_Instructions for the task_
Produce an exact transcription of the listing below, omitting the pictures.

_Information provided_
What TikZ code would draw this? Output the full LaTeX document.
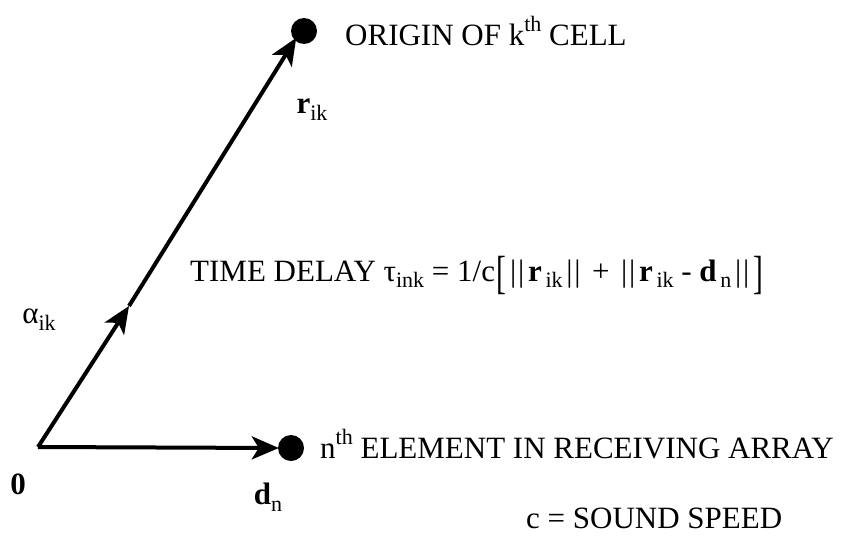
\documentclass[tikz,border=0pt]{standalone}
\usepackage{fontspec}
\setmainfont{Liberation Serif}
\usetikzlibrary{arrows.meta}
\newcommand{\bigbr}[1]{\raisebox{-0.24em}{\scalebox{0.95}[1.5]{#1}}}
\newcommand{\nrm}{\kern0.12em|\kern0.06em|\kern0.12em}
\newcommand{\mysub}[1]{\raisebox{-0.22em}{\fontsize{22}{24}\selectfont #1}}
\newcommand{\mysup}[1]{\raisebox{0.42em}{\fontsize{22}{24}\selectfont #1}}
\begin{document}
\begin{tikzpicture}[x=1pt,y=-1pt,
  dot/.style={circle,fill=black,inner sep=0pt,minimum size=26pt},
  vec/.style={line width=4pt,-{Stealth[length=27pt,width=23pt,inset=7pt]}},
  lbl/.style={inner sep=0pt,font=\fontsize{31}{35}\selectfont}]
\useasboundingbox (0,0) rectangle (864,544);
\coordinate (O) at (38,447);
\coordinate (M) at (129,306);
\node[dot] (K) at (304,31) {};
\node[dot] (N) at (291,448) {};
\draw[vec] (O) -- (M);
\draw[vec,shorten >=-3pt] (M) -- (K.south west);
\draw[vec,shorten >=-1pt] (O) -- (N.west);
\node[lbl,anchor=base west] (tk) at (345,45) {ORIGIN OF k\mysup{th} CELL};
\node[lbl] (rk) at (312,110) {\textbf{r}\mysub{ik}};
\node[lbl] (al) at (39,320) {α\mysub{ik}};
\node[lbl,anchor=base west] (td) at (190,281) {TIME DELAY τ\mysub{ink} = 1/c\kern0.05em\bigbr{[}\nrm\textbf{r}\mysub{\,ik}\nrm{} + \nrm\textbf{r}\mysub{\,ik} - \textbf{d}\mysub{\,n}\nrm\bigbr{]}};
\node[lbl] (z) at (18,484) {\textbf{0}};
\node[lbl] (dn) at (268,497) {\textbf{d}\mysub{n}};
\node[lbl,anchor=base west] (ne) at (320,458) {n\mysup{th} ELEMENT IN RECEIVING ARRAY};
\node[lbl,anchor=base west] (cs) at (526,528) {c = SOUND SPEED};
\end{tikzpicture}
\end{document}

_Exercise response_
What TikZ code would draw this? Output the full LaTeX document.
\documentclass[tikz,border=0pt]{standalone}
\usepackage{fontspec}
\setmainfont{Liberation Serif}
\usetikzlibrary{arrows.meta}
\newcommand{\bigbr}[1]{\raisebox{-0.24em}{\scalebox{0.95}[1.5]{#1}}}
\newcommand{\nrm}{\kern0.12em|\kern0.06em|\kern0.12em}
\newcommand{\mysub}[1]{\raisebox{-0.22em}{\fontsize{22}{24}\selectfont #1}}
\newcommand{\mysup}[1]{\raisebox{0.42em}{\fontsize{22}{24}\selectfont #1}}
\begin{document}
\begin{tikzpicture}[x=1pt,y=-1pt,
  dot/.style={circle,fill=black,inner sep=0pt,minimum size=26pt},
  vec/.style={line width=4pt,-{Stealth[length=27pt,width=23pt,inset=7pt]}},
  lbl/.style={inner sep=0pt,font=\fontsize{31}{35}\selectfont}]
\useasboundingbox (0,0) rectangle (864,544);
\coordinate (O) at (38,447);
\coordinate (M) at (129,306);
\node[dot] (K) at (304,31) {};
\node[dot] (N) at (291,448) {};
\draw[vec] (O) -- (M);
\draw[vec,shorten >=-3pt] (M) -- (K.south west);
\draw[vec,shorten >=-1pt] (O) -- (N.west);
\node[lbl,anchor=base west] (tk) at (345,45) {ORIGIN OF k\mysup{th} CELL};
\node[lbl] (rk) at (312,110) {\textbf{r}\mysub{ik}};
\node[lbl] (al) at (39,320) {α\mysub{ik}};
\node[lbl,anchor=base west] (td) at (190,281) {TIME DELAY τ\mysub{ink} = 1/c\kern0.05em\bigbr{[}\nrm\textbf{r}\mysub{\,ik}\nrm{} + \nrm\textbf{r}\mysub{\,ik} - \textbf{d}\mysub{\,n}\nrm\bigbr{]}};
\node[lbl] (z) at (18,484) {\textbf{0}};
\node[lbl] (dn) at (268,497) {\textbf{d}\mysub{n}};
\node[lbl,anchor=base west] (ne) at (320,458) {n\mysup{th} ELEMENT IN RECEIVING ARRAY};
\node[lbl,anchor=base west] (cs) at (526,528) {c = SOUND SPEED};
\end{tikzpicture}
\end{document}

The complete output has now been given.